I come from that lucky generation that has the ability to listen to music on vinyl, tape, CD, online and on an MP3 player. I feel sorry for younger people who snub the raw as fuck vinyl and tapes and I don’t understand those who snub our technological advance – even if they’re destroying the world as we know it!
You read that right. Take newspapers for example. The internet could be shrugged off by papers – you can’t read the internet in the toilet, in bed, on the bus, at work (unless you work in an office), or on a park bench. Then along comes smart phones and Android Apps and, suddenly, you can read the internet whenever and wherever you like. Oh dear. Oops and shit. So newspapers have to rethink their whole business model, a shit load of jobs are under threat and media commentators all become overnight doom-mongers predicting the death of an industry. The fucking idiots.

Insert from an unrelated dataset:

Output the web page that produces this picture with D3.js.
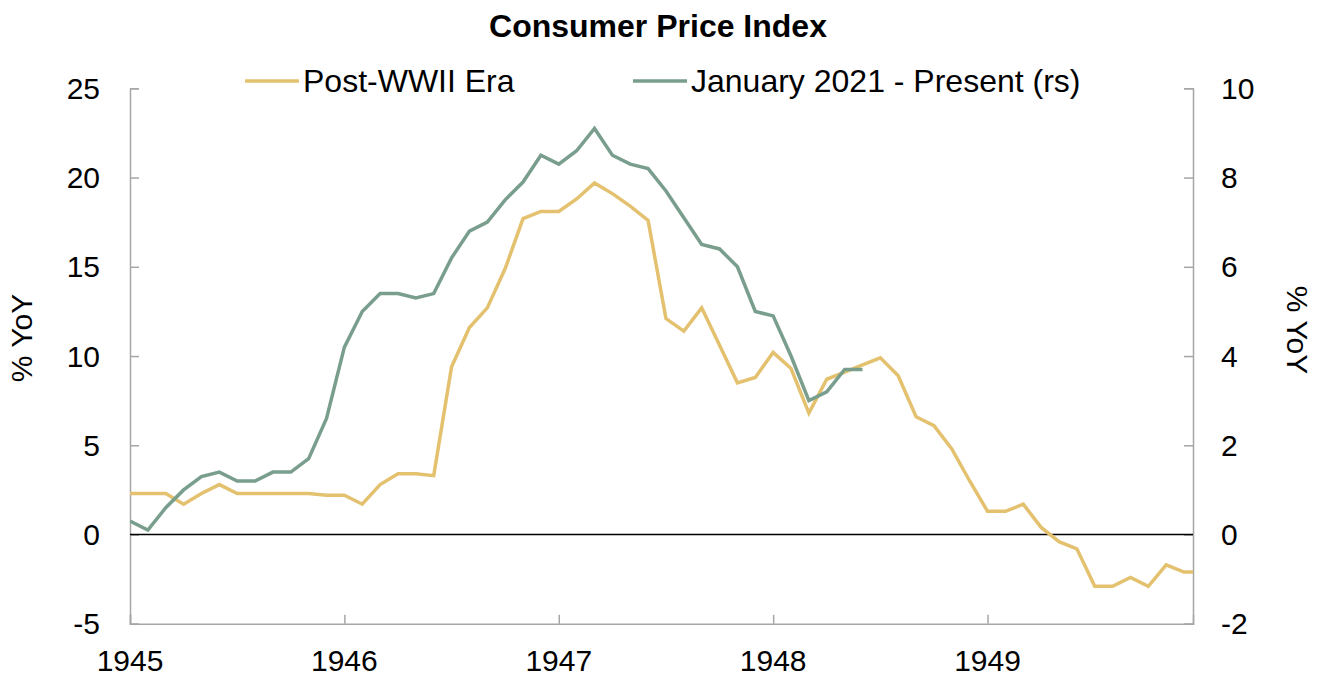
<!DOCTYPE html>
<html>
<head>
<meta charset="utf-8">
<script src="https://cdn.jsdelivr.net/npm/d3@7"></script>
<style>
  body { margin: 0; background: #fff; }
  text { font-family: "Liberation Sans", Arial, sans-serif; fill: #000; }
</style>
</head>
<body>
<div id="chart"></div>
<script>
// month index 0 = Jan 1945 (post-WWII) / Jan 2021 (recent)
const yearTicks = [0, 12, 24, 36, 48];
const yearLabels = ["1945", "1946", "1947", "1948", "1949"];

const postWWII = [
    2.3, 2.3, 2.3, 1.7, 2.3, 2.8, 2.3, 2.3, 2.3, 2.3, 2.3, 2.2,
    2.2, 1.7, 2.8, 3.4, 3.4, 3.3, 9.4, 11.6, 12.7, 14.9, 17.7, 18.1,
    18.1, 18.8, 19.7, 19.1, 18.4, 17.6, 12.1, 11.4, 12.7, 10.6, 8.5, 8.8,
    10.2, 9.3, 6.8, 8.7, 9.1, 9.5, 9.9, 8.9, 6.6, 6.1, 4.8, 3.0,
    1.3, 1.3, 1.7, 0.4, -0.4, -0.8, -2.9, -2.9, -2.4, -2.9, -1.7, -2.1,
    -2.1
];
const recent = [
    0.3, 0.1, 0.6, 1.0, 1.3, 1.4, 1.2, 1.2, 1.4, 1.4, 1.7, 2.6,
    4.2, 5.0, 5.4, 5.4, 5.3, 5.4, 6.2, 6.8, 7.0, 7.5, 7.9, 8.5,
    8.3, 8.6, 9.1, 8.5, 8.3, 8.2, 7.7, 7.1, 6.5, 6.4, 6.0, 5.0,
    4.9, 4.0, 3.0, 3.2, 3.7, 3.7
];

const leftTicks = [-5, 0, 5, 10, 15, 20, 25];
const rightTicks = [-2, 0, 2, 4, 6, 8, 10];

const width = 1323;
const height = 677;
const plotLeft = 130, plotRight = 1193, plotTop = 88.3, plotBottom = 623.8;
const yellow = "#e3c16f";
const green = "#7a9e8e";
const axisGrey = "#a6a6a6";

const svg = d3.select("#chart")
    .append("svg")
    .attr("width", width)
    .attr("height", height);

const x = d3.scaleLinear().domain([0, 59.5]).range([plotLeft, plotRight]);
const yL = d3.scaleLinear().domain([-5, 25]).range([plotBottom, plotTop]);
const yR = d3.scaleLinear().domain([-2, 10]).range([plotBottom, plotTop]);

svg.append("defs").append("clipPath")
    .attr("id", "plot")
    .append("rect")
    .attr("x", plotLeft).attr("y", 0)
    .attr("width", plotRight - plotLeft).attr("height", height);

// title
svg.append("text")
    .attr("x", 658).attr("y", 37)
    .attr("text-anchor", "middle")
    .attr("font-size", 32)
    .attr("font-weight", "bold")
    .text("Consumer Price Index");

// axes
const leftAxis = svg.append("g")
    .attr("transform", `translate(${plotLeft},0)`)
    .call(d3.axisRight(yL).tickValues(leftTicks).tickSize(9).tickFormat(""));
const rightAxis = svg.append("g")
    .attr("transform", `translate(${plotRight},0)`)
    .call(d3.axisLeft(yR).tickValues(rightTicks).tickSize(9).tickFormat(""));
const bottomAxis = svg.append("g")
    .attr("transform", `translate(0,${plotBottom})`)
    .call(d3.axisTop(x).tickValues(yearTicks).tickSize(9).tickFormat(""));

[leftAxis, rightAxis, bottomAxis].forEach(g => {
    g.select(".domain").attr("stroke", axisGrey).attr("stroke-width", 1.5);
    g.selectAll(".tick line").attr("stroke", axisGrey).attr("stroke-width", 1.5);
});

svg.append("g").selectAll("text")
    .data(leftTicks)
    .enter()
    .append("text")
    .attr("x", 100)
    .attr("y", d => yL(d) + 10.5)
    .attr("text-anchor", "end")
    .attr("font-size", 30)
    .text(d => d);

svg.append("g").selectAll("text")
    .data(rightTicks)
    .enter()
    .append("text")
    .attr("x", 1221)
    .attr("y", d => yR(d) + 10.5)
    .attr("font-size", 30)
    .text(d => d);

svg.append("g").selectAll("text")
    .data(yearTicks)
    .enter()
    .append("text")
    .attr("x", d => x(d))
    .attr("y", 671)
    .attr("text-anchor", "middle")
    .attr("font-size", 30)
    .text((d, i) => yearLabels[i]);

// axis titles
svg.append("text")
    .attr("transform", "translate(32,338) rotate(-90)")
    .attr("text-anchor", "middle")
    .attr("font-size", 30)
    .text("% YoY");
svg.append("text")
    .attr("transform", "translate(1287,330) rotate(90)")
    .attr("text-anchor", "middle")
    .attr("font-size", 30)
    .text("% YoY");

// zero line
svg.append("line")
    .attr("x1", plotLeft).attr("x2", plotRight)
    .attr("y1", yL(0)).attr("y2", yL(0))
    .attr("stroke", "#000")
    .attr("stroke-width", 1.5);

const lineL = d3.line().x((d, i) => x(i)).y(d => yL(d));
const lineR = d3.line().x((d, i) => x(i)).y(d => yR(d));

svg.append("path")
    .datum(postWWII)
    .attr("clip-path", "url(#plot)")
    .attr("d", lineL)
    .attr("fill", "none")
    .attr("stroke", yellow)
    .attr("stroke-width", 3.5);

svg.append("path")
    .datum(recent)
    .attr("clip-path", "url(#plot)")
    .attr("d", lineR)
    .attr("fill", "none")
    .attr("stroke", green)
    .attr("stroke-width", 3.5);

// legend
const legend = [
    { name: "Post-WWII Era", color: yellow, x: 245 },
    { name: "January 2021 - Present (rs)", color: green, x: 633 }
];
const lg = svg.append("g").selectAll("g")
    .data(legend)
    .enter()
    .append("g")
    .attr("transform", d => `translate(${d.x},81)`);
lg.append("line")
    .attr("x1", 0).attr("x2", 54)
    .attr("stroke", d => d.color)
    .attr("stroke-width", 3.5);
lg.append("text")
    .attr("x", 58)
    .attr("y", 10.5)
    .attr("font-size", 32)
    .text(d => d.name);
</script>
</body>
</html>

I’m 40 – four zero. My generation reads papers. We like hard copy. I listen to vinyl (the new 150gm records sound fucking brilliant) and I buy books (despite owning and loving a Kindle). Medical science is being very nice to my generation and the generations it is spawning and we could have 60 years in us, maybe even more. That’s a slow fucking death for the industry my friends.

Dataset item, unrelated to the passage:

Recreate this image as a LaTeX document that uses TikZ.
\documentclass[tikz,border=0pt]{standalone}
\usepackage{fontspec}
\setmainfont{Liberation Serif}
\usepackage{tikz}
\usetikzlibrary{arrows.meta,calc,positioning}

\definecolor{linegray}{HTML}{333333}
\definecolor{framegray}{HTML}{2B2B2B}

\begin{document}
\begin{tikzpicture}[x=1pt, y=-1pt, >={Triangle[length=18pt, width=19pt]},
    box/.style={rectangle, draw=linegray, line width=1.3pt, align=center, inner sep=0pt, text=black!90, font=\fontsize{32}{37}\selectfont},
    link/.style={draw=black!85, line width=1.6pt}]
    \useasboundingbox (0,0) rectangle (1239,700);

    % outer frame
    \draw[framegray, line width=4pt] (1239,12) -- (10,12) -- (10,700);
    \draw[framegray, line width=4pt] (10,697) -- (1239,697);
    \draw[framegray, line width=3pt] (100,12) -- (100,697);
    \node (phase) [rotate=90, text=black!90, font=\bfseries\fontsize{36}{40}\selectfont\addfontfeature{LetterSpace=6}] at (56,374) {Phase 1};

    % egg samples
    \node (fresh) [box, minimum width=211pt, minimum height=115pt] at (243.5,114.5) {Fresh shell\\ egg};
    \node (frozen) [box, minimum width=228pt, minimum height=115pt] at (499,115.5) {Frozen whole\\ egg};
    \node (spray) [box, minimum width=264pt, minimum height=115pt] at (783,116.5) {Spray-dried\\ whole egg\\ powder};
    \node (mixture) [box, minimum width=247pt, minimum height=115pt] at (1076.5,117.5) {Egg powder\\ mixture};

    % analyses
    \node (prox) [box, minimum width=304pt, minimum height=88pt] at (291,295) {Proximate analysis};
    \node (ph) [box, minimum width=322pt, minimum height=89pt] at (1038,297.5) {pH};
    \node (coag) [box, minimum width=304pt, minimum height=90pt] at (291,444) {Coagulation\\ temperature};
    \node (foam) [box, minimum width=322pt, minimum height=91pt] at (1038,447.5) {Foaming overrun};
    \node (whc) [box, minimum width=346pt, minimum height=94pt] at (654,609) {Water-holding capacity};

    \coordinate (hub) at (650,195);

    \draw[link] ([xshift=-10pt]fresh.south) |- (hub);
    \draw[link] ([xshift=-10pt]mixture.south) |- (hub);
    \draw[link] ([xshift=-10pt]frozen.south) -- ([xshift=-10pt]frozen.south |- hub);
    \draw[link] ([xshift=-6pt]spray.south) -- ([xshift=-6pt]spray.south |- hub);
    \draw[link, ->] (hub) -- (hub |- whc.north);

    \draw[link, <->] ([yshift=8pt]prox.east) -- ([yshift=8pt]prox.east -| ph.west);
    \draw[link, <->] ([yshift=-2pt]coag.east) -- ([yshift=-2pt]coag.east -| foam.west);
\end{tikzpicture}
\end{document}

Vinyl didn’t die. Why not? Well, it can live happily alongside MP3s. It has a different sound and amazing artwork and most records come with a download code these days giving you the best of both worlds. In the same way, people like to keep press cuttings of friends and family – and even themselves if they’re fucking vain! We like to own stuff. My flat is full of stuff. It looks better with stuff in – Mp3s don’t look as good as stuff, but they are easier to hear on the train. Nobody has yet invented a personal record player for travelling with – and I doubt there’d be much call for it anyway.
Books have a future too. A Kindle and its relations can do everything a Kindle can, but some people just like the look and smell of books – and there are some places you don’t want to take a 200 quid device, but don’t mind taking a £4.50 paperback. And other times you like to get the story from the £4.50 paperback for a quid – or even free on your device.
Apart from all these changes to our lives through devices, the biggest change the internet has brought us is the accidental death of the High Street.
So many shops open all day everyday in your living room – how can anybody cope with that?